On Thursday, U.S. District Judge Philip P. Simon dismissed two of Local 150’s eleven counts—in which it argued that the law violates the Indiana constitution—without prejudice to their being litigated in state court; dismissed another count as moot, and then dismissed the remaining counts after finding that Local 150 had failed “to state a claim upon which relief can be granted.”

Simon concluded his ruling by noting that the questions raised purely by the policy of the “right-to-work” law are beyond his scope. “For better or worse, the political branches of government make policy judgments,” Simon wrote in his ruling. “The electorate can ultimately decide whether those judgments are sound, wise, and constitute good governance, and then can express their opinions at the polls and by other means. But those are questions beyond the reach of the federal court, which is limited to analysis of particular legal arguments that the challenged legislation runs afoul of preemptive federal labor law or the U.S Constitution. None of the legal challenges raised by the union here to attack Indiana’s new Right to Work law can succeed.”

Simon did suggest that the “‘Right to Work’ label has a nice sound to it but is misleading.”

“What these types of laws actually prohibit are ‘union security clauses,’ which are provisions in collective bargaining agreements between labor unions and employers that condition employment on a worker joining the union. In addition, such clauses permit, as a substitute for union membership, requiring the payment of fees to the union or, in the case of religious objection, making a substitute payment to a charitable organization. So it’s not as if prior to the law’s enactment certain people in Indiana were prevented from working and the law suddenly gave them the ‘Right to Work.’ Rather, it simply prevents forced union membership.”

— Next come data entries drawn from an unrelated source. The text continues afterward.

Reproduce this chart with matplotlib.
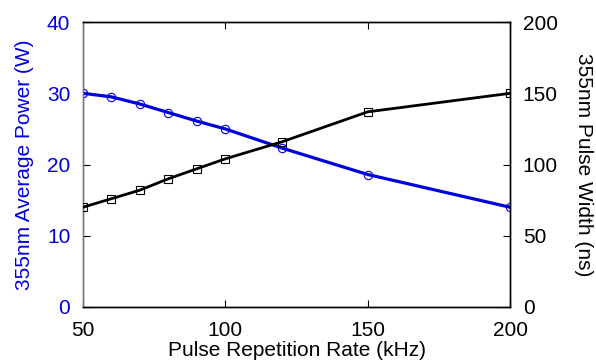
import matplotlib
matplotlib.use("Agg")
import matplotlib.pyplot as plt

rate_khz = [50, 60, 70, 80, 90, 100, 120, 150, 200]
avg_power_w = [30.0, 29.5, 28.5, 27.3, 26.1, 25.0, 22.3, 18.6, 14.0]
pulse_width_ns = [70, 76, 82, 90, 97, 104, 116, 137, 150]

x_ticks = [50, 100, 150, 200]
left_ticks = [0, 10, 20, 30, 40]
right_ticks = [0, 50, 100, 150, 200]

plt.rcParams['font.family'] = ['Liberation Sans', 'DejaVu Sans']
fs = 15

fig = plt.figure(figsize=(5.96, 3.62), dpi=100)
ax = fig.add_axes([0.139, 0.152, 0.717, 0.787])
ax2 = ax.twinx()

blue = '#0000dd'
ax.plot(rate_khz, avg_power_w, color=blue, lw=2.3, marker='o', ms=6,
        mfc='none', mec=blue, mew=0.8, zorder=3)
ax2.plot(rate_khz, pulse_width_ns, color='black', lw=2.0, marker='s', ms=6,
         mfc='none', mec='black', mew=0.8, zorder=3)

ax.set_xlim(50, 200)
ax.set_ylim(0, 40)
ax2.set_ylim(0, 200)
ax.set_xticks(x_ticks)
ax.set_yticks(left_ticks)
ax2.set_yticks(right_ticks)

ax.tick_params(axis='x', direction='in', top=True, length=5, labelsize=fs, pad=10)
ax.tick_params(axis='y', direction='in', length=5, labelsize=fs, labelcolor=blue, pad=9)
ax2.tick_params(axis='y', direction='in', length=5, labelsize=fs, pad=9)

for a in (ax, ax2):
    for s in a.spines.values():
        s.set_linewidth(1.0)
ax.spines['left'].set_color('#777777')
ax2.spines['left'].set_color('#777777')

ax.set_xlabel('Pulse Repetition Rate (kHz)', fontsize=fs, labelpad=1)
ax.set_ylabel('355nm Average Power (W)', fontsize=fs, color=blue, labelpad=9)
ax2.set_ylabel('355nm Pulse Width (ns)', fontsize=fs, rotation=270, labelpad=25)

fig.savefig('out.png', dpi=100)
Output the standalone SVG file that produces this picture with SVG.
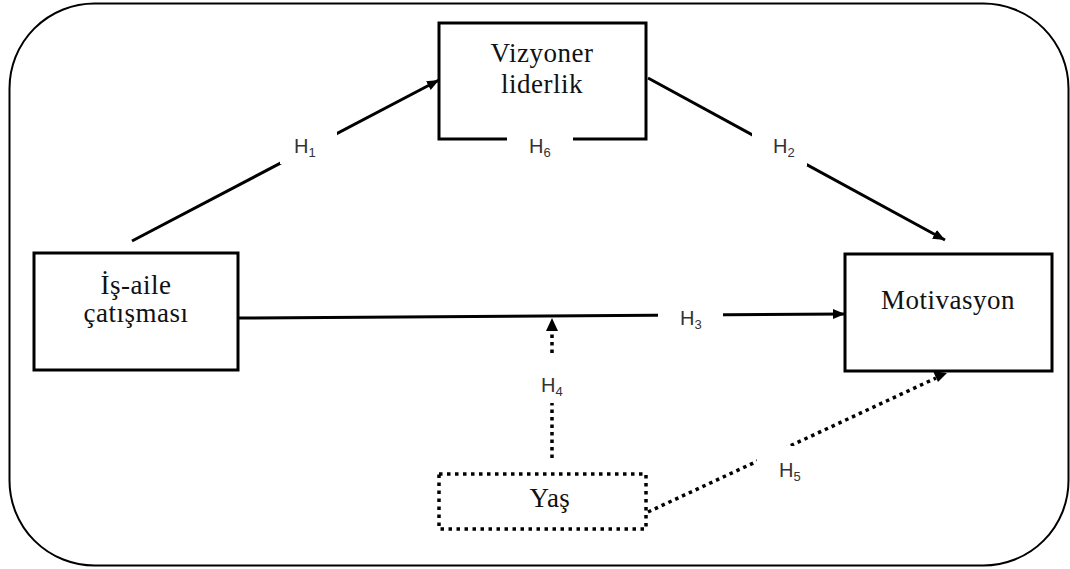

Among other things, Simon ruled against the union’s argument that the “right-to-work” law violates the ex post facto clause of the U.S. Constitution because it applies to “existing contracts that were legal when entered into.” Simon found, on the contrary, that the law specifically applies “prospectively only,” and referred in his ruling to Indiana Labor Commissioner Torres’ declaration which, he wrote, “makes it clear that the state has no intention of enforcing the Right to Work law on contracts in existence on the date the law was passed.”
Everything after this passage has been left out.